Say you are conducting research about bike sharing for an internship in Washington D.C. You are given the Capital Bike Sharing dataset, which contains information on Washington D.C.’s bike share program for 2011. The database has hundreds of thousands of records about every ride that anyone took and you would like to look for patterns in the data to understand questions like: “How long is the average ride?” and “Where is the most popular place to start a ride?”
In a database, the data is arranged in tables like the one shown below. This trip_data table has all of the information about individual trips that were made. Each row in a table is a record - here, each record is an individual trip someone made.

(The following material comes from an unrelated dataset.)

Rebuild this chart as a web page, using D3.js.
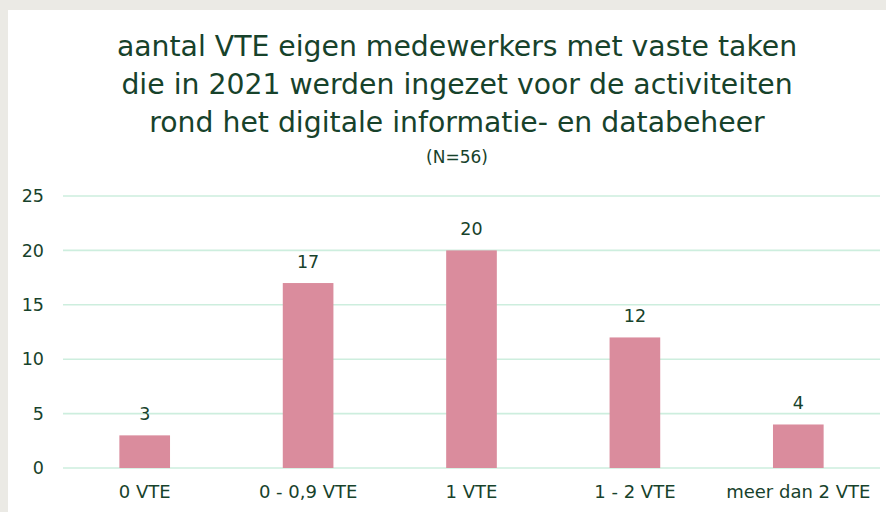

The columns are the pieces of data associated with each record. Here is a description of the columns available in the trip_data:
Table29.2.2.
Column Name
Description
index
A unique number that identifies the trip
duration
The time in seconds of the trip
start_date
Date and time the bike was checked out
end_date
Date and time the bike was returned
start_station
Station number the bike was checked out at
end_station
Station number the bike was returned at
bike_number
Which bike was used
member_type
Type of user - Casual (one time), or Member
Note29.2.3.
Don’t worry about memorizing all of the columns, you can check back here as needed.
Information about the stations is stored in a separate table called the bikeshare_stations table. In that table, each record is the information about one particular station.